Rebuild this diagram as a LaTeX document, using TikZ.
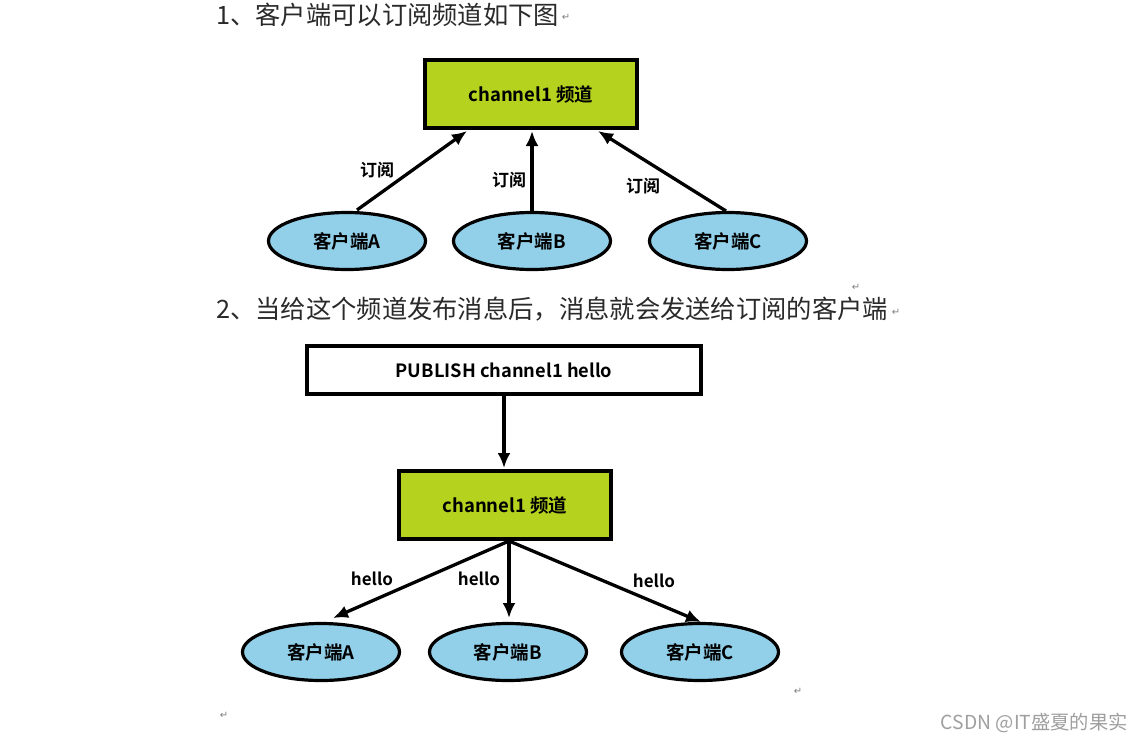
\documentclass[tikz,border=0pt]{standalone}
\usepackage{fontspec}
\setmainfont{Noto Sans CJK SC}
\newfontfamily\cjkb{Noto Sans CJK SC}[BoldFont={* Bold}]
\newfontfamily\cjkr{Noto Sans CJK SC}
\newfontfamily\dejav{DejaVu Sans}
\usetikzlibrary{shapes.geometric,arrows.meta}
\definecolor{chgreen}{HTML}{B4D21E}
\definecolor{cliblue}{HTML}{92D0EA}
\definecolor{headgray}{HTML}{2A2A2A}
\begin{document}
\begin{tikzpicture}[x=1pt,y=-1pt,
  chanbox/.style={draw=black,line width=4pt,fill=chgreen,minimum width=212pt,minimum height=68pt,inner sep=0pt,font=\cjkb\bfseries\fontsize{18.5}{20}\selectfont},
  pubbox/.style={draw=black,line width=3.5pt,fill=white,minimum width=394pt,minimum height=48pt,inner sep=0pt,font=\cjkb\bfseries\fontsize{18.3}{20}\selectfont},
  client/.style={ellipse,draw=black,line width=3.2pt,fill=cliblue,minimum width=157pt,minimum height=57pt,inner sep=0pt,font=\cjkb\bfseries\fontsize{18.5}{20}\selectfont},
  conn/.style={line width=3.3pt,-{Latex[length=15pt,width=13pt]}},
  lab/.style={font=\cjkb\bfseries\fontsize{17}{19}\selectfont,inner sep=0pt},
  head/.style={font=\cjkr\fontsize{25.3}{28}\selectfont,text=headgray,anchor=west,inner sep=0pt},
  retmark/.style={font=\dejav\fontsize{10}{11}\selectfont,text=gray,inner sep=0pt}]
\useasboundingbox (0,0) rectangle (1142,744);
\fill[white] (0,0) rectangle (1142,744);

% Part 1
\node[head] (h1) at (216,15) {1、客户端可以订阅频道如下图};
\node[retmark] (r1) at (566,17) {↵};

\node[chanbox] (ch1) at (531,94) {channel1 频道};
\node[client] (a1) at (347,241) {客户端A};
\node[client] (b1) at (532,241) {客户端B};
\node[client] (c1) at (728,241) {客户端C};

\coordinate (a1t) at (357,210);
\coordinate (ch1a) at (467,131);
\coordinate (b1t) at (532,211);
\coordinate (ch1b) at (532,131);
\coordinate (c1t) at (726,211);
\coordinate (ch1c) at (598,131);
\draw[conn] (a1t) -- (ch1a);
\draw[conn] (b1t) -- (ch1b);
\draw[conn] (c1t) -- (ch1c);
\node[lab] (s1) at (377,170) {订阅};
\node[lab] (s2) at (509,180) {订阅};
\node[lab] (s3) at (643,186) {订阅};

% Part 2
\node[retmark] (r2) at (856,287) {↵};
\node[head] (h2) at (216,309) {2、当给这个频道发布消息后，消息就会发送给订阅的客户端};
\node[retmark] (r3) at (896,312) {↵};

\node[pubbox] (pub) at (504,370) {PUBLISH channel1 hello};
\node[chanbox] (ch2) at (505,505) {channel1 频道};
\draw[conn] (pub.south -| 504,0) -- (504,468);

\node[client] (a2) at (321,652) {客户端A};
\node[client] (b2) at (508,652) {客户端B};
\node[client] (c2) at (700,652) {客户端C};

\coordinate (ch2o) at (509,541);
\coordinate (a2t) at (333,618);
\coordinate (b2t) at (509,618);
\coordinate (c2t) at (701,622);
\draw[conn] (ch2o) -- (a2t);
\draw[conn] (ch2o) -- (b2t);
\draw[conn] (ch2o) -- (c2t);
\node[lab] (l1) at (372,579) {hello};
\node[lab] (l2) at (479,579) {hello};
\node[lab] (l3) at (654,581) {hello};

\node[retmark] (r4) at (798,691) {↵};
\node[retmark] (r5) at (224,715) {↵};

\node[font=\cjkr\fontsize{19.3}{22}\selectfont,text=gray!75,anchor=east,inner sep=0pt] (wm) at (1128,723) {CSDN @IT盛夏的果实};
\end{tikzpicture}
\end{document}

# # # #

__What is expected__
Copy the whole listing above word for word but do not carry over the pictures.

__Task answer__
Rebuild this diagram as a LaTeX document, using TikZ.
\documentclass[tikz,border=0pt]{standalone}
\usepackage{fontspec}
\setmainfont{Noto Sans CJK SC}
\newfontfamily\cjkb{Noto Sans CJK SC}[BoldFont={* Bold}]
\newfontfamily\cjkr{Noto Sans CJK SC}
\newfontfamily\dejav{DejaVu Sans}
\usetikzlibrary{shapes.geometric,arrows.meta}
\definecolor{chgreen}{HTML}{B4D21E}
\definecolor{cliblue}{HTML}{92D0EA}
\definecolor{headgray}{HTML}{2A2A2A}
\begin{document}
\begin{tikzpicture}[x=1pt,y=-1pt,
  chanbox/.style={draw=black,line width=4pt,fill=chgreen,minimum width=212pt,minimum height=68pt,inner sep=0pt,font=\cjkb\bfseries\fontsize{18.5}{20}\selectfont},
  pubbox/.style={draw=black,line width=3.5pt,fill=white,minimum width=394pt,minimum height=48pt,inner sep=0pt,font=\cjkb\bfseries\fontsize{18.3}{20}\selectfont},
  client/.style={ellipse,draw=black,line width=3.2pt,fill=cliblue,minimum width=157pt,minimum height=57pt,inner sep=0pt,font=\cjkb\bfseries\fontsize{18.5}{20}\selectfont},
  conn/.style={line width=3.3pt,-{Latex[length=15pt,width=13pt]}},
  lab/.style={font=\cjkb\bfseries\fontsize{17}{19}\selectfont,inner sep=0pt},
  head/.style={font=\cjkr\fontsize{25.3}{28}\selectfont,text=headgray,anchor=west,inner sep=0pt},
  retmark/.style={font=\dejav\fontsize{10}{11}\selectfont,text=gray,inner sep=0pt}]
\useasboundingbox (0,0) rectangle (1142,744);
\fill[white] (0,0) rectangle (1142,744);

% Part 1
\node[head] (h1) at (216,15) {1、客户端可以订阅频道如下图};
\node[retmark] (r1) at (566,17) {↵};

\node[chanbox] (ch1) at (531,94) {channel1 频道};
\node[client] (a1) at (347,241) {客户端A};
\node[client] (b1) at (532,241) {客户端B};
\node[client] (c1) at (728,241) {客户端C};

\coordinate (a1t) at (357,210);
\coordinate (ch1a) at (467,131);
\coordinate (b1t) at (532,211);
\coordinate (ch1b) at (532,131);
\coordinate (c1t) at (726,211);
\coordinate (ch1c) at (598,131);
\draw[conn] (a1t) -- (ch1a);
\draw[conn] (b1t) -- (ch1b);
\draw[conn] (c1t) -- (ch1c);
\node[lab] (s1) at (377,170) {订阅};
\node[lab] (s2) at (509,180) {订阅};
\node[lab] (s3) at (643,186) {订阅};

% Part 2
\node[retmark] (r2) at (856,287) {↵};
\node[head] (h2) at (216,309) {2、当给这个频道发布消息后，消息就会发送给订阅的客户端};
\node[retmark] (r3) at (896,312) {↵};

\node[pubbox] (pub) at (504,370) {PUBLISH channel1 hello};
\node[chanbox] (ch2) at (505,505) {channel1 频道};
\draw[conn] (pub.south -| 504,0) -- (504,468);

\node[client] (a2) at (321,652) {客户端A};
\node[client] (b2) at (508,652) {客户端B};
\node[client] (c2) at (700,652) {客户端C};

\coordinate (ch2o) at (509,541);
\coordinate (a2t) at (333,618);
\coordinate (b2t) at (509,618);
\coordinate (c2t) at (701,622);
\draw[conn] (ch2o) -- (a2t);
\draw[conn] (ch2o) -- (b2t);
\draw[conn] (ch2o) -- (c2t);
\node[lab] (l1) at (372,579) {hello};
\node[lab] (l2) at (479,579) {hello};
\node[lab] (l3) at (654,581) {hello};

\node[retmark] (r4) at (798,691) {↵};
\node[retmark] (r5) at (224,715) {↵};

\node[font=\cjkr\fontsize{19.3}{22}\selectfont,text=gray!75,anchor=east,inner sep=0pt] (wm) at (1128,723) {CSDN @IT盛夏的果实};
\end{tikzpicture}
\end{document}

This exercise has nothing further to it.